There were streetcars in those days and tracks ran in the middle of the roads. On one trip with the little family of three – Nana, Baba and my Mom – the car wheels got caught somehow on the tracks and the car jerked to a halt. The door on the right hand side flew open and my Mom was thrown from the car and landed with a thud. Nana flew out after her and as soon as she hit the ground she was up and grabbing her little girl, limp as a rag doll. Mom is sure she would have died then – all the air was knocked out of her and she couldn’t inhale – if Nana had not grabbed her up.


One car adventure took place in Hamtramck, Michigan. Baba and my Mom (still little) stopped at the street light, and when the light changed, the car would not start. As they sat helpless in the car four big men came out of a nearby house, picked up the car with the two passengers in it, and carried the car to the curb. They then disappeared back into the house. No words spoken.


The last car adventure has my grandfather driving a fellow minister somewhere while my Mom (still little) sat in the rumble seat of their coupe. When his passenger left the car, Baba had Mom hop out of the rumble seat to sit in the front with him, but when he slammed the rumble seat closed he didn’t see that her hand was still resting on the car. He slammed it shut on her little hand. She says when he lifted the cover her hand puffed up.

Poor Baba! He got her in the car and started driving like a maniac while Mom screamed non-stop. He didn’t fly through traffic signals, but he flew past two hospitals on his way home. Nana could hear them coming, with the car windows up – Mom’s screaming – a block away.

Baba carried her into the house, and here is the strange thing. Nana cut a lemon in half, loosened the membrane, stuck my mother’s little fingers in it and wrapped her hand with a tea towel while Baba held her on his lap. Then they put her to bed and, all cried out, she plopped off to sleep as Baba prayed over her.
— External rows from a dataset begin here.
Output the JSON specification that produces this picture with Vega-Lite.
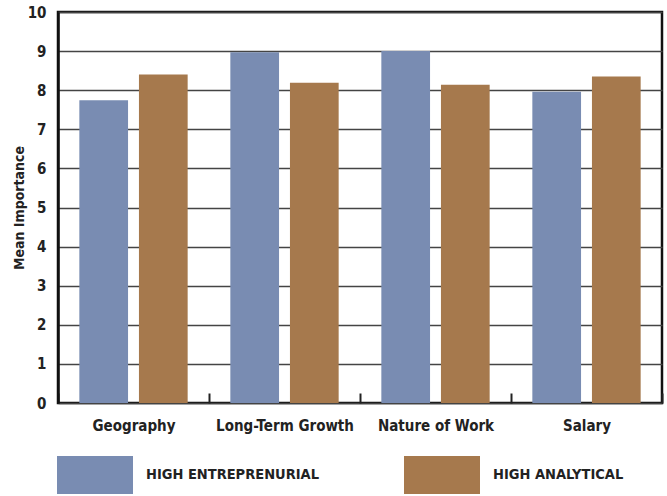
{
  "$schema": "https://vega.github.io/schema/vega-lite/v6.json",
  "width": 604,
  "height": 391,
  "autosize": {"type": "none"},
  "padding": {"left": 58, "top": 12, "right": 5, "bottom": 93},
  "background": "white",
  "data": {
    "values": [
      {"category": "Geography", "group": "HIGH ENTREPRENURIAL", "value": 7.74},
      {"category": "Geography", "group": "HIGH ANALYTICAL", "value": 8.40},
      {"category": "Long-Term Growth", "group": "HIGH ENTREPRENURIAL", "value": 8.97},
      {"category": "Long-Term Growth", "group": "HIGH ANALYTICAL", "value": 8.19},
      {"category": "Nature of Work", "group": "HIGH ENTREPRENURIAL", "value": 9.0},
      {"category": "Nature of Work", "group": "HIGH ANALYTICAL", "value": 8.14},
      {"category": "Salary", "group": "HIGH ENTREPRENURIAL", "value": 7.96},
      {"category": "Salary", "group": "HIGH ANALYTICAL", "value": 8.35}
    ]
  },
  "mark": {"type": "bar"},
  "encoding": {
    "x": {
      "field": "category",
      "type": "nominal",
      "sort": null,
      "scale": {"paddingInner": 0, "paddingOuter": 0},
      "axis": {
        "title": null,
        "labelAngle": 0,
        "domain": false,
        "ticks": true,
        "tickBand": "extent",
        "tickSize": -10,
        "tickWidth": 2,
        "tickColor": "#222",
        "labelPadding": 25,
        "labelFontSize": 15,
        "labelFontWeight": "bold",
        "labelColor": "#222",
        "labelFont": "Liberation Sans Narrow, DejaVu Sans Condensed, sans-serif",
        "grid": false
      }
    },
    "xOffset": {
      "field": "group",
      "type": "nominal",
      "sort": ["HIGH ENTREPRENURIAL", "HIGH ANALYTICAL"],
      "scale": {"paddingInner": 0.183, "paddingOuter": 0.358}
    },
    "y": {
      "field": "value",
      "type": "quantitative",
      "scale": {"domain": [0, 10], "nice": false},
      "axis": {
        "title": "Mean Importance",
        "titleFontSize": 14,
        "titleFontWeight": "bold",
        "titleColor": "#222",
        "titleFont": "Liberation Sans Narrow, DejaVu Sans Condensed, sans-serif",
        "titlePadding": 1,
        "values": [0, 1, 2, 3, 4, 5, 6, 7, 8, 9, 10],
        "ticks": false,
        "domain": true,
        "domainColor": "#111",
        "domainWidth": 2.5,
        "grid": true,
        "gridColor": "#444",
        "gridWidth": 1.5,
        "labelPadding": 12,
        "labelFontSize": 15,
        "labelFontWeight": "bold",
        "labelColor": "#222",
        "labelFont": "Liberation Sans Narrow, DejaVu Sans Condensed, sans-serif"
      }
    },
    "color": {
      "field": "group",
      "type": "nominal",
      "scale": {
        "domain": ["HIGH ENTREPRENURIAL", "HIGH ANALYTICAL"],
        "range": ["#798cb2", "#a6794d"]
      },
      "legend": {
        "title": null,
        "orient": "none",
        "legendX": -1,
        "legendY": 425,
        "direction": "horizontal",
        "columns": 2,
        "columnPadding": 85,
        "symbolType": "M-1,-0.5H1V0.5H-1Z",
        "symbolSize": 5776,
        "symbolStrokeWidth": 0,
        "symbolOpacity": 1,
        "labelOffset": 13,
        "labelFontSize": 14.5,
        "labelFontWeight": "bold",
        "labelColor": "#222",
        "labelFont": "Liberation Sans Narrow, DejaVu Sans Condensed, sans-serif",
        "labelLimit": 400
      }
    }
  },
  "config": {
    "view": {"stroke": "#111", "strokeWidth": 2.5},
    "axis": {"zindex": 0}
  }
}
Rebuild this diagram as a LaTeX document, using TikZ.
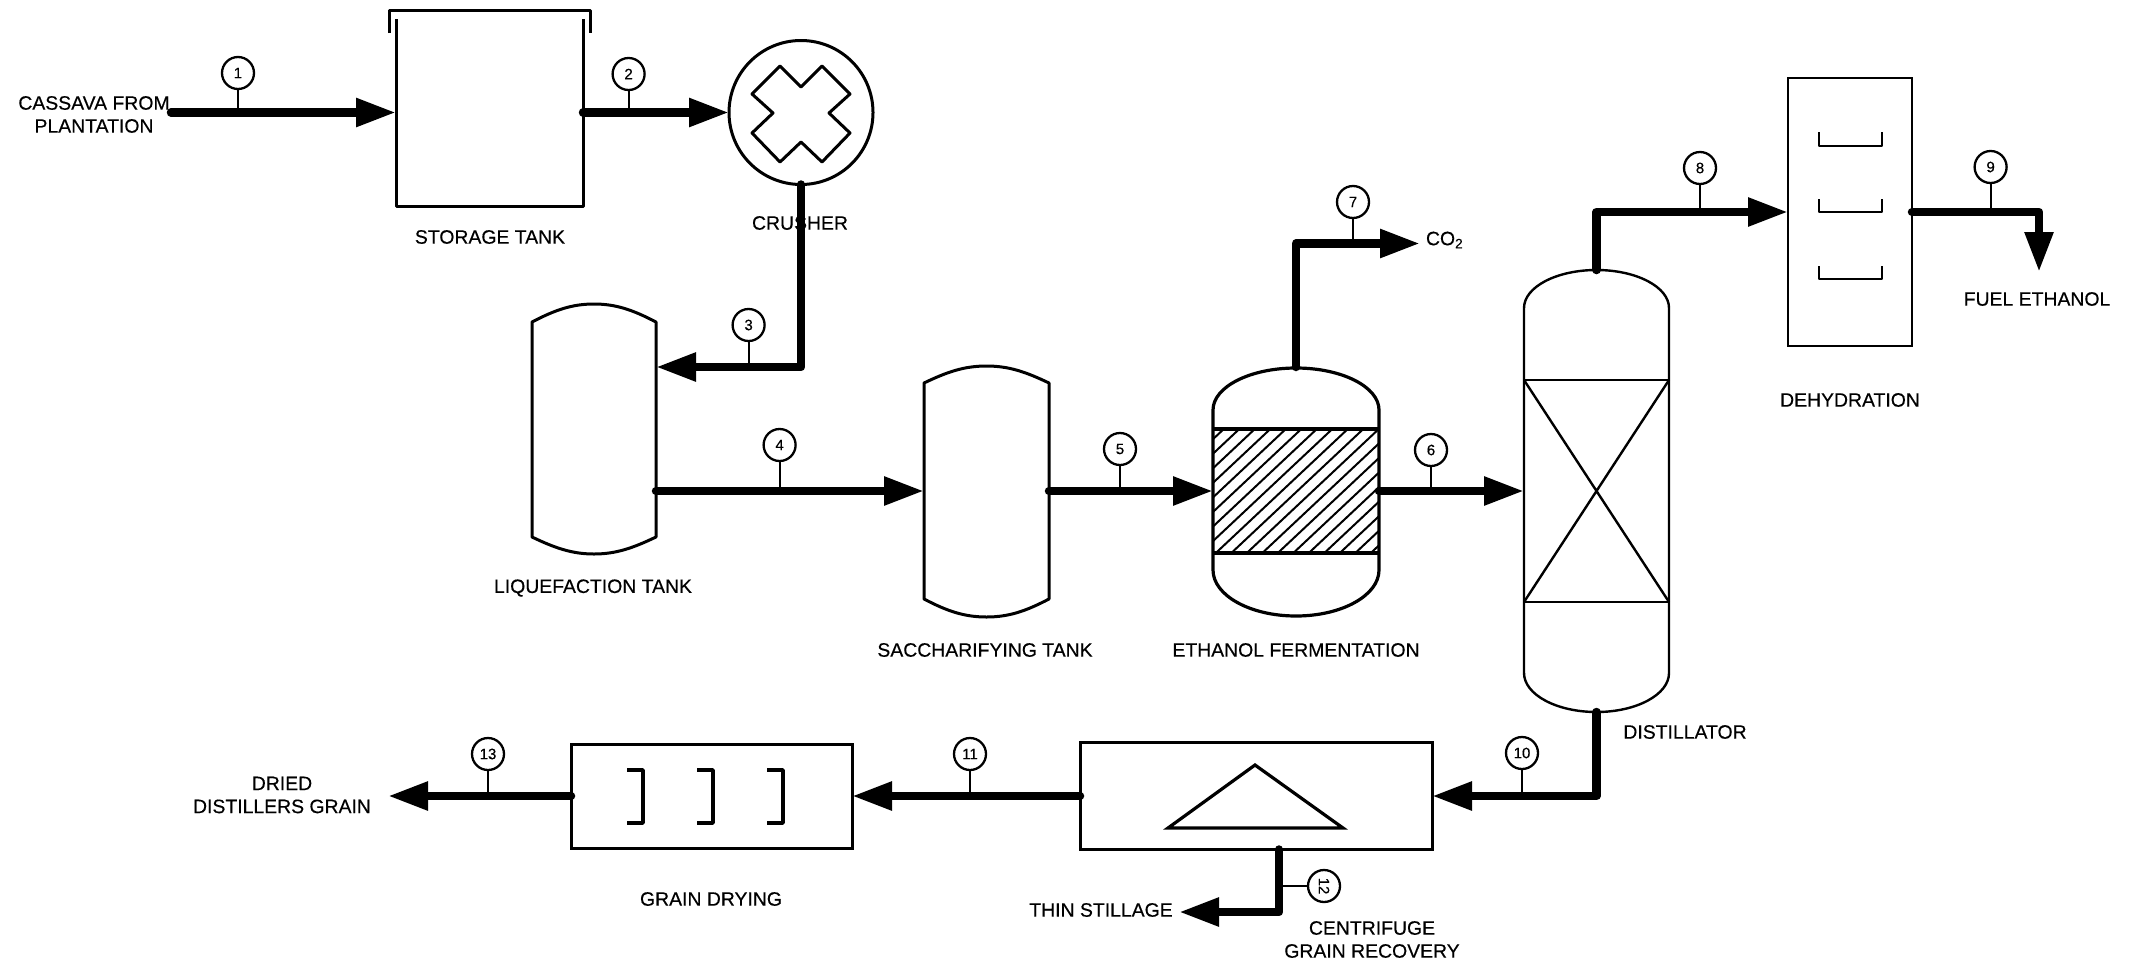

Next morning when she awoke, there was nothing amiss with her hand – no bruises, no missing fingernails, no broken bones. And to her dying day, Nana never knew why she stuck my mother’s fingers in half a lemon. Also strange, though holding a pencil would sometimes irritate her middle finger, my mom has lived into her nineties and it is just now that her middle finger is in constant pain, as if her body held the pain at bay all these years, and it was never expressed until now.

In those days my grandparents believed in faith healing; they had no truck with hospitals. They did not have a medicine cabinet full of prescription drugs, nor even aspirin. They only had quinine, my mother recalls, and blessed olive oil.